-------- Record list --------
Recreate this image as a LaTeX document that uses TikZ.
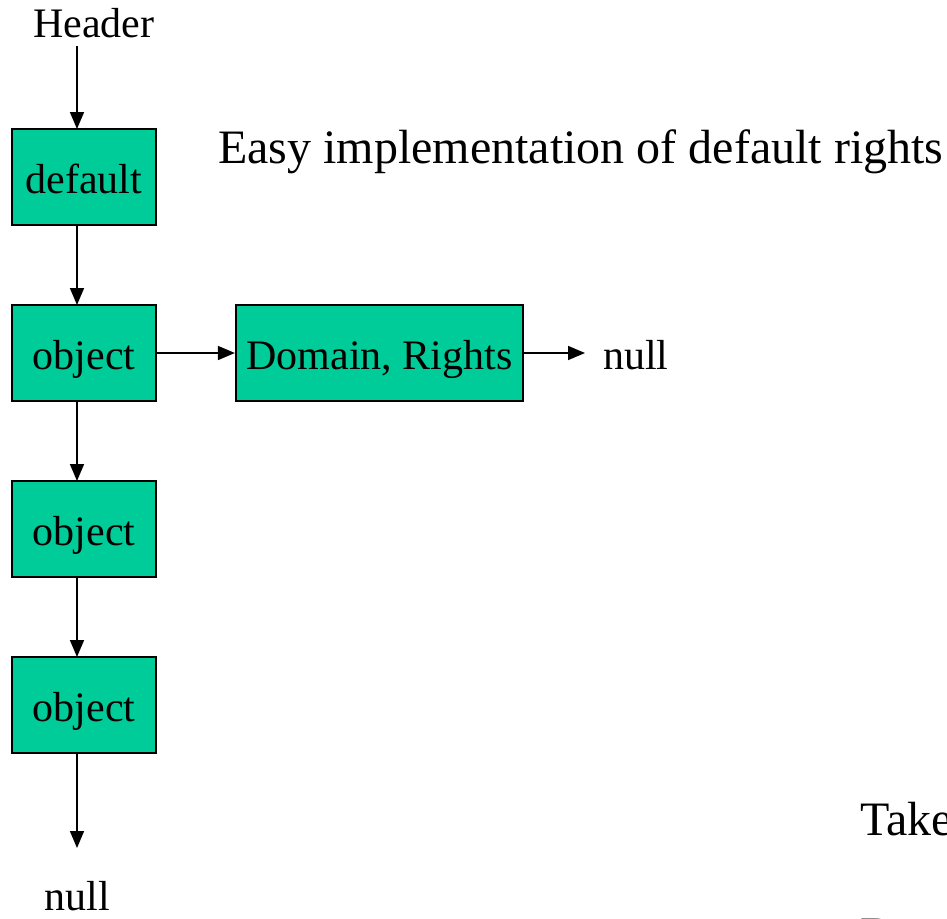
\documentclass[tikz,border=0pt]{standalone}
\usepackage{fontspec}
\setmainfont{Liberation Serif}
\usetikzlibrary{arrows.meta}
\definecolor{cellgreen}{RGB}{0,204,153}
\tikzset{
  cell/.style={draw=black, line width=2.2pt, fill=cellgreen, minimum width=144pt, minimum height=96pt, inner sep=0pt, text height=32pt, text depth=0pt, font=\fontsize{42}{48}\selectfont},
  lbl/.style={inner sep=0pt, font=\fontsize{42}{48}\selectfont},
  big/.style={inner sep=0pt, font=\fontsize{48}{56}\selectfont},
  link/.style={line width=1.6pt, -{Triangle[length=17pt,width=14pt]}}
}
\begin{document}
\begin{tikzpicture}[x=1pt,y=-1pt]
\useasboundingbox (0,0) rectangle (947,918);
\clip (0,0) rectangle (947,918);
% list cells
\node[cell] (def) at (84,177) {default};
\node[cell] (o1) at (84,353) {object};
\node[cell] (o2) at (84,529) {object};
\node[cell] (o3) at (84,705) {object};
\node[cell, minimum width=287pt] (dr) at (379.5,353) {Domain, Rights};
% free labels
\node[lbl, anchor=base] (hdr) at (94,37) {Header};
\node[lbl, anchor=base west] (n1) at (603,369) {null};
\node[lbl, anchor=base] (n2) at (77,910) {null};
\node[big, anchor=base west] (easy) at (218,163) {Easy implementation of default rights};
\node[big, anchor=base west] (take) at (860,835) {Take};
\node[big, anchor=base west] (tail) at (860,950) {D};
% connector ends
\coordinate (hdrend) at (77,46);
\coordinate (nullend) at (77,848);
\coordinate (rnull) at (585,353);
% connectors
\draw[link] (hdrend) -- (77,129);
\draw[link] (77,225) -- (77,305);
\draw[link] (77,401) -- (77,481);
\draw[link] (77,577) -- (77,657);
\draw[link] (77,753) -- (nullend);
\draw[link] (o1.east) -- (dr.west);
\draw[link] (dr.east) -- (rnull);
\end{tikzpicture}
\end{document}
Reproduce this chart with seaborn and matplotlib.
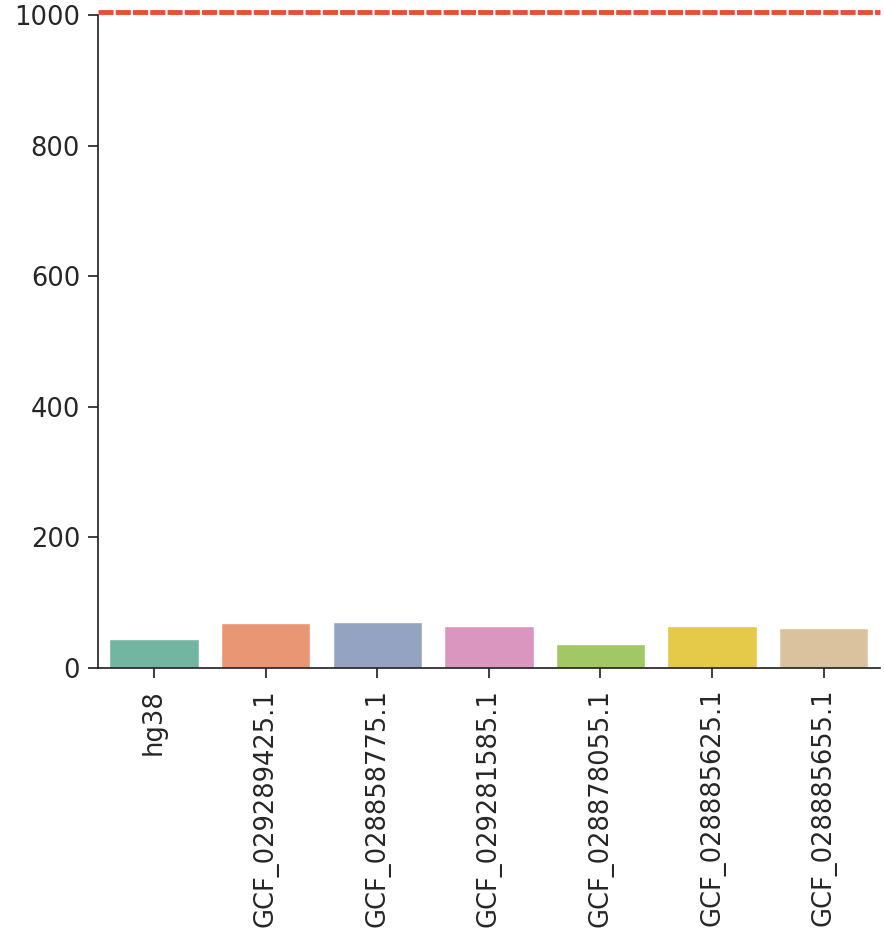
--------
Copy all the records above exactly, but leave out the pictures.

Recreate this image as a LaTeX document that uses TikZ.
\documentclass[tikz,border=0pt]{standalone}
\usepackage{fontspec}
\setmainfont{Liberation Serif}
\usetikzlibrary{arrows.meta}
\definecolor{cellgreen}{RGB}{0,204,153}
\tikzset{
  cell/.style={draw=black, line width=2.2pt, fill=cellgreen, minimum width=144pt, minimum height=96pt, inner sep=0pt, text height=32pt, text depth=0pt, font=\fontsize{42}{48}\selectfont},
  lbl/.style={inner sep=0pt, font=\fontsize{42}{48}\selectfont},
  big/.style={inner sep=0pt, font=\fontsize{48}{56}\selectfont},
  link/.style={line width=1.6pt, -{Triangle[length=17pt,width=14pt]}}
}
\begin{document}
\begin{tikzpicture}[x=1pt,y=-1pt]
\useasboundingbox (0,0) rectangle (947,918);
\clip (0,0) rectangle (947,918);
% list cells
\node[cell] (def) at (84,177) {default};
\node[cell] (o1) at (84,353) {object};
\node[cell] (o2) at (84,529) {object};
\node[cell] (o3) at (84,705) {object};
\node[cell, minimum width=287pt] (dr) at (379.5,353) {Domain, Rights};
% free labels
\node[lbl, anchor=base] (hdr) at (94,37) {Header};
\node[lbl, anchor=base west] (n1) at (603,369) {null};
\node[lbl, anchor=base] (n2) at (77,910) {null};
\node[big, anchor=base west] (easy) at (218,163) {Easy implementation of default rights};
\node[big, anchor=base west] (take) at (860,835) {Take};
\node[big, anchor=base west] (tail) at (860,950) {D};
% connector ends
\coordinate (hdrend) at (77,46);
\coordinate (nullend) at (77,848);
\coordinate (rnull) at (585,353);
% connectors
\draw[link] (hdrend) -- (77,129);
\draw[link] (77,225) -- (77,305);
\draw[link] (77,401) -- (77,481);
\draw[link] (77,577) -- (77,657);
\draw[link] (77,753) -- (nullend);
\draw[link] (o1.east) -- (dr.west);
\draw[link] (dr.east) -- (rnull);
\end{tikzpicture}
\end{document}
Reproduce this chart with seaborn and matplotlib.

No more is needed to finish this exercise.